Les « concertations » ou « dialogue » politiques peuvent enfin commencer. On les a longtemps attendues, les préparatifs ont été très laborieux, notamment du côté de l’opposition.
Au début pourtant, presque tous ses leaders avaient démarré ensemble, concoctant avec la majorité un projet de feuille de route et un canevas de problèmes nationaux à débattre. C’est en chemin qu’apparut cette histoire de leadership. Résultat des courses, le président d’APP Messaoud Boulkheir et le leader d’IRA Mauritanie prenaient leurs distances.
Si le premier est resté très critique à l’égard du pouvoir – il demandera même au Président de démissionner, s’il n’était pas en mesure de prendre des décisions… – le second, jadis grand pourfendeur du «système esclavagiste et raciste » qui régente le pays, déclarait avoir trouvé, en Ghazwani, l’ami qu’il cherchait.

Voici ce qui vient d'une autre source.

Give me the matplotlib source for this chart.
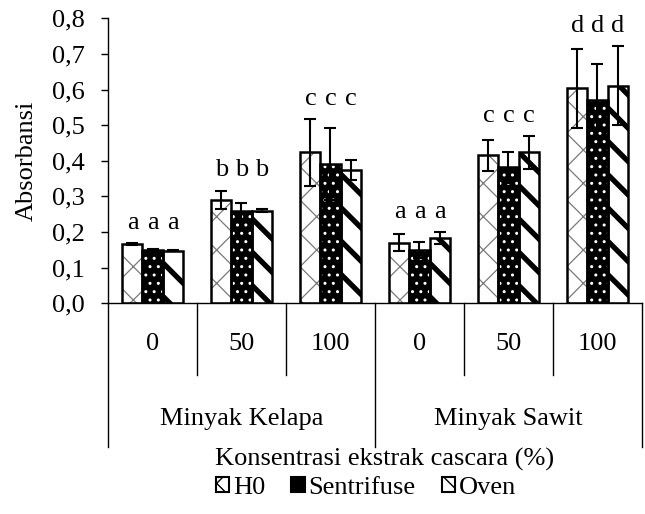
import numpy as np
import matplotlib.pyplot as plt
import matplotlib.patches as mpatches

plt.rcParams['font.family'] = ['Liberation Serif', 'DejaVu Serif']
plt.rcParams['font.size'] = 19

oils = ["Minyak Kelapa", "Minyak Sawit"]
conc = ["0", "50", "100"]
series = ["H0", "Sentrifuse", "Oven"]

h0 = [0.166, 0.290, 0.424, 0.170, 0.415, 0.603]
sentrifuse = [0.150, 0.260, 0.391, 0.150, 0.382, 0.571]
oven = [0.148, 0.260, 0.374, 0.183, 0.424, 0.611]

h0_err = [0.003, 0.026, 0.094, 0.024, 0.044, 0.111]
sentrifuse_err = [0.002, 0.022, 0.100, 0.023, 0.044, 0.101]
oven_err = [0.001, 0.004, 0.028, 0.016, 0.046, 0.111]

letters = ["a", "b", "c", "a", "c", "d"]

W, H = 645, 514
fig = plt.figure(figsize=(W / 100, H / 100), dpi=100)
x0, x1, ytop, ybot = 108, 642, 18.3, 303.3
ax = fig.add_axes([x0 / W, 1 - ybot / H, (x1 - x0) / W, (ybot - ytop) / H])

x = np.arange(6) + 0.5
bw = 0.225

# fill, hatch colour, hatch, hatch linewidth
styles = [("white", "#7a7a7a", "x", 0.9),
          ("black", "white", "..", 1.0),
          ("white", "black", "\\", 3.8)]
values = [h0, sentrifuse, oven]
errs = [h0_err, sentrifuse_err, oven_err]

for k in range(3):
    face, hcol, hatch, hlw = styles[k]
    pos = x + (k - 1) * bw
    with plt.rc_context({'hatch.linewidth': hlw}):
        bars = ax.bar(pos, values[k], bw, color=face, edgecolor=hcol,
                      hatch=hatch, linewidth=0, zorder=2)
        for b in bars:
            if hasattr(b, 'set_hatch_linewidth'):
                b.set_hatch_linewidth(hlw)
    ax.bar(pos, values[k], bw, fill=False, edgecolor="black",
           linewidth=1.8, zorder=3)
    ax.errorbar(pos, values[k], yerr=errs[k], fmt="none", ecolor="black",
                elinewidth=1.5, capsize=4.5, capthick=1.5, zorder=4)

# significance letters above each group
for i in range(6):
    top = max(values[k][i] + errs[k][i] for k in range(3))
    for k in range(3):
        ax.text(x[i] + (k - 1) * bw, top + 0.04, letters[i],
                ha="center", va="baseline")

ax.set_xlim(0, 6)
ax.set_ylim(0, 0.8)
ax.set_yticks(np.arange(0, 0.81, 0.1))
ax.set_yticklabels([f"{v:.1f}".replace(".", ",") for v in np.arange(0, 0.81, 0.1)])
ax.set_xticks([])
ax.tick_params(axis="y", direction="out", length=5, width=1, pad=12)
for s in ["top", "right"]:
    ax.spines[s].set_visible(False)
ax.spines["left"].set_linewidth(1)
ax.spines["bottom"].set_linewidth(1)

ax.set_ylabel("Absorbansi")
ax.yaxis.set_label_coords((38 - x0) / (x1 - x0), 0.5)

# two-level category axis
hpx = ybot - ytop
inner = -72 / hpx
outer = -144 / hpx
tr = ax.get_xaxis_transform()
for xd in [1, 2, 4, 5]:
    ax.plot([xd, xd], [0, inner], color="black", lw=1, transform=tr, clip_on=False)
for xd in [0, 3, 6]:
    ax.plot([xd, xd], [0, outer], color="black", lw=1, transform=tr, clip_on=False)
for i in range(6):
    ax.text(x[i], -41 / hpx, conc[i % 3], ha="center", va="center", transform=tr)
for j in range(2):
    ax.text(1.5 + 3 * j, -116 / hpx, oils[j], ha="center", va="center", transform=tr)

fig.text(385 / W, 1 - 459 / H, "Konsentrasi ekstrak cascara (%)", ha="center", va="center")

handles = [mpatches.Patch(facecolor=styles[k][0], edgecolor="black",
                          hatch=styles[k][2], linewidth=1.5) for k in range(3)]
fig.legend(handles, series, loc="center", bbox_to_anchor=(366 / W, 1 - 488 / H),
           ncol=3, frameon=False, handlelength=0.5, handleheight=0.5,
           handletextpad=0.15, columnspacing=1.0, borderpad=0)

fig.savefig("out.png", dpi=100)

Celui-ci fait donc mieux que les partis de la majorité. Bref, les deux hommes iront chacun de son côté au dialogue, avec nombre de nuances dans l’approche de diverses questions : unité nationale, esclavage, passif humanitaire, langues, etc.
Après donc les conciliabules, le reste de l’opposition, représentée ou non à l’Assemble nationale, a réussi à impliquer dans le dialogue le Président qui a fini par désigner, après avoir longtemps traîné les pieds, le président de la commission de supervision. Son choix s’est porté sur la personne de son ministre secrétaire général, Mohamed Yahya ould El Waghf, dont les atouts sont connus de tous.

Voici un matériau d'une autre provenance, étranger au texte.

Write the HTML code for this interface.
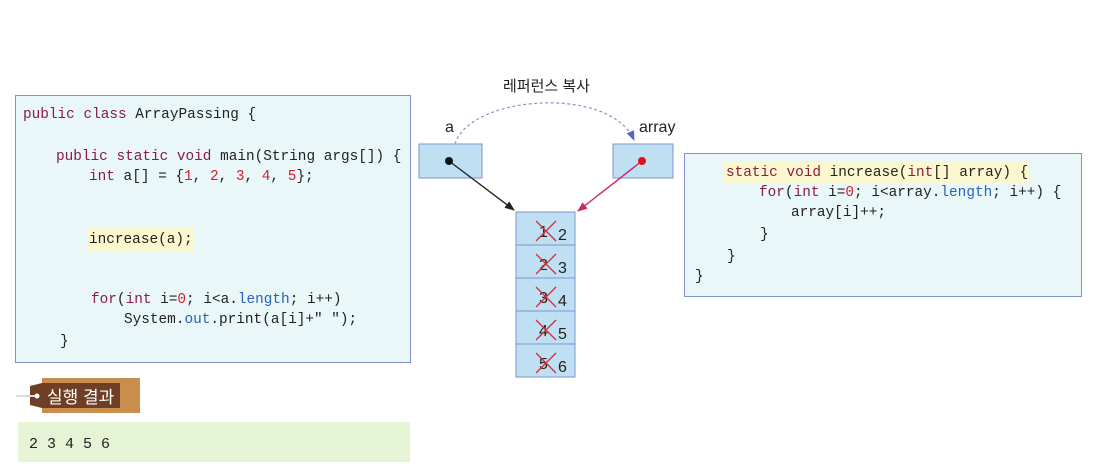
<!DOCTYPE html>
<html><head><meta charset="utf-8"><style>
body{margin:0;width:1102px;height:473px;background:#fff;position:relative;overflow:hidden;font-family:"Liberation Sans","Noto Sans CJK KR",sans-serif}
.box{position:absolute;background:#e9f7f9;border:1.5px solid #8593c4;box-sizing:border-box}
.c{position:absolute;font-family:"Liberation Mono",monospace;font-size:14.4px;color:#222;white-space:pre;line-height:18px}
.k{color:#8a1c45}.n{color:#d3202c}.b{color:#2a62b5}
.lbl{position:absolute;font-size:15px;color:#222}
</style></head><body>
<div class="box" style="left:15px;top:95px;width:396px;height:268px"></div>
<div class="c" style="left:23px;top:106px"><span class="k">public class</span> ArrayPassing {</div>
<div class="c" style="left:56px;top:148px"><span class="k">public static void</span> main(String args[]) {</div>
<div class="c" style="left:89px;top:168px"><span class="k">int</span> a[] = {<span class="n">1</span>, <span class="n">2</span>, <span class="n">3</span>, <span class="n">4</span>, <span class="n">5</span>};</div>
<div style="position:absolute;left:87px;top:228px;width:106px;height:24px;background:#fbf8cf"></div>
<div class="c" style="left:89px;top:231px">increase(a);</div>
<div class="c" style="left:91px;top:291px"><span class="k">for</span>(<span class="k">int</span> i=<span class="n">0</span>; i&lt;a.<span class="b">length</span>; i++)</div>
<div class="c" style="left:124px;top:311px">System.<span class="b">out</span>.print(a[i]+" ");</div>
<div class="c" style="left:60px;top:333px">}</div>

<div class="box" style="left:684px;top:153px;width:398px;height:144px"></div>
<div style="position:absolute;left:724px;top:162px;width:305px;height:22px;background:#fbf8cf"></div>
<div class="c" style="left:726px;top:164px"><span class="k">static void</span> increase(<span class="k">int</span>[] array) {</div>
<div class="c" style="left:759px;top:184px"><span class="k">for</span>(<span class="k">int</span> i=<span class="n">0</span>; i&lt;array.<span class="b">length</span>; i++) {</div>
<div class="c" style="left:791px;top:204px">array[i]++;</div>
<div class="c" style="left:760px;top:226px">}</div>
<div class="c" style="left:727px;top:248px">}</div>
<div class="c" style="left:695px;top:268px">}</div>

<div class="lbl" style="left:503px;top:75px;font-size:15px">레퍼런스 복사</div>
<div class="lbl" style="left:445px;top:119px;font-size:16px">a</div>
<div class="lbl" style="left:639px;top:119px;font-size:16px">array</div>

<svg width="1102" height="473" style="position:absolute;left:0;top:0">
<defs>
<marker id="m1" markerWidth="10" markerHeight="10" refX="9" refY="5" orient="auto" markerUnits="userSpaceOnUse"><path d="M0,1 L10,5 L0,9 Z" fill="#222"/></marker>
<marker id="m2" markerWidth="10" markerHeight="10" refX="9" refY="5" orient="auto" markerUnits="userSpaceOnUse"><path d="M0,1 L10,5 L0,9 Z" fill="#c8286a"/></marker>
<marker id="m3" markerWidth="10" markerHeight="10" refX="9" refY="5" orient="auto" markerUnits="userSpaceOnUse"><path d="M0,1 L10,5 L0,9 Z" fill="#5566bb"/></marker>
</defs>
<path d="M455,144 C470,95 610,85 634,140" fill="none" stroke="#8a93c8" stroke-width="1.2" stroke-dasharray="3,2.5" marker-end="url(#m3)"/>
<rect x="419" y="144" width="63" height="34" fill="#bfe0f3" stroke="#7f93c8"/>
<rect x="613" y="144" width="60" height="34" fill="#bfe0f3" stroke="#7f93c8"/>
<line x1="449" y1="161" x2="514" y2="210" stroke="#222" stroke-width="1.4" marker-end="url(#m1)"/>
<line x1="642" y1="161" x2="578" y2="211" stroke="#c8286a" stroke-width="1.4" marker-end="url(#m2)"/>
<circle cx="449" cy="161" r="4" fill="#111"/>
<circle cx="642" cy="161" r="4" fill="#e0101a"/>
<g fill="#bfe0f3" stroke="#7f93c8">
<rect x="516" y="212" width="59" height="33"/><rect x="516" y="245" width="59" height="33"/>
<rect x="516" y="278" width="59" height="33"/><rect x="516" y="311" width="59" height="33"/>
<rect x="516" y="344" width="59" height="33"/>
</g>
<g font-family="Liberation Sans,sans-serif" font-size="16" fill="#222">
<text x="539" y="237">1</text><text x="558" y="240">2</text>
<text x="539" y="270">2</text><text x="558" y="273">3</text>
<text x="539" y="303">3</text><text x="558" y="306">4</text>
<text x="539" y="336">4</text><text x="558" y="339">5</text>
<text x="539" y="369">5</text><text x="558" y="372">6</text>
</g>
<g stroke="#d0303a" stroke-width="1.3">
<path d="M536,221 L556,241 M556,221 L536,241"/>
<path d="M536,254 L556,274 M556,254 L536,274"/>
<path d="M536,287 L556,307 M556,287 L536,307"/>
<path d="M536,320 L556,340 M556,320 L536,340"/>
<path d="M536,353 L556,373 M556,353 L536,373"/>
</g>
<rect x="42" y="378" width="98" height="35" fill="#c98d4e"/>
<path d="M30,386 L42,383 L120,383 L120,408 L42,408 L30,405 Z" fill="#6e3f24"/>
<line x1="16" y1="396" x2="36" y2="396" stroke="#ddd" stroke-width="2"/>
<circle cx="37" cy="396" r="2.5" fill="#fff"/>
<text x="47" y="403" font-family="Liberation Sans,Noto Sans CJK KR,sans-serif" font-size="17" fill="#fff">실행 결과</text>
<rect x="18" y="422" width="392" height="40" fill="#e6f4d6"/>
<text x="29" y="448" font-family="Liberation Mono,monospace" font-size="15" fill="#222">2 3 4 5 6</text>
</svg>
</body></html>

L’ex-PM de feu le président Sidi ould Cheikh Abdallahi connaît très bien les acteurs actifs sur l’arène politique nationale, leurs préoccupations et, donc, celles du pays. Il entretient de bonnes relations avec la majorité d’entre eux. Mais aura-t-il carte blanche pour manœuvrer entre les deux camps, lui qui est déjà étiqueté « majorité » ?
Au lendemain de sa désignation, l’opposition s’est mise en branle et réunie pour peaufiner la liste de ses représentants. « Nous étions prêts et n’attendions que la décision du président de la République », dit-elle. On note, sur cette liste, la présence de presque tous les principaux partis de l’opposition : Tawassoul, un représentant ; RFD, un ; UFP, un ; Sawab, un ; AJD/MR, un ; MPR, un ; FPC, un, et RAG, un. Un vrai compromis. On attend la suite.
Côté majorité, l’UPR hérite du gros lot avec quatre représentants ; Karama, AND, Islah, Hatem et UDP se contentent chacun d’un seul. Selon diverses sources concordantes, la première réunion officielle de la commission de supervision a eu lieu le samedi 16 Avril. Prise de contacts, avec peut-être un chronogramme examiné. Les choses sérieuses devront alors démarrer.
De quoi vont-ils débattre ?
Les acteurs des deux camps ont déjà concocté une feuille de route consensuelle. Elle porte sur les questions qualifiées d’enjeux nationaux : unité nationale – un thème vaste, dans la mesure où il doit comporter le vivre ensemble… – école et officialisation des langues nationales pulaar, soninké et wolof, passif humanitaire, esclavage et/ou ses séquelles, gouvernance, ancrage de la démocratie, décentralisation, instauration d’un État de droit, de justice et d’égalité…
Comme tout le monde le sait, l’unité nationale fait débat depuis des années, on en parle sans savoir trop ce qu’on propose pour la souder. Une sorte d’Arlésienne… Les Négroafricains et les Haratines dénoncent leur exclusion des centres de décisions, des leviers économiques, des corps d’armée et de sécurité...
La loi d’orientation en préparation au sein du ministère de l’Éducation, suite aux journées de concertations sur la réforme du système éducatif, paraît, elle, comme une espèce de diversion, dans la mesure où cette question de l’école devrait être débattue lors, justement, de ces concertations politiques. La feuille de route en parle clairement.
« Il ne faut pas mettre la charrue avant les bœufs », regrette un membre d’une association culturelle nationale. Si l’objectif des concertations est de parvenir à un consensus national, les acteurs politiques doivent avoir le courage de débattre avec franchise les questions considérées «taboues » jusqu’ici.
Il y va de l’intérêt national et des citoyens. Rétablir toutes les victimes d’injustices dans leur droit, comme s’y était engagé le candidat Ghazwani au début du mois de Mars 2019, ne doit pas rester un vœu pieux.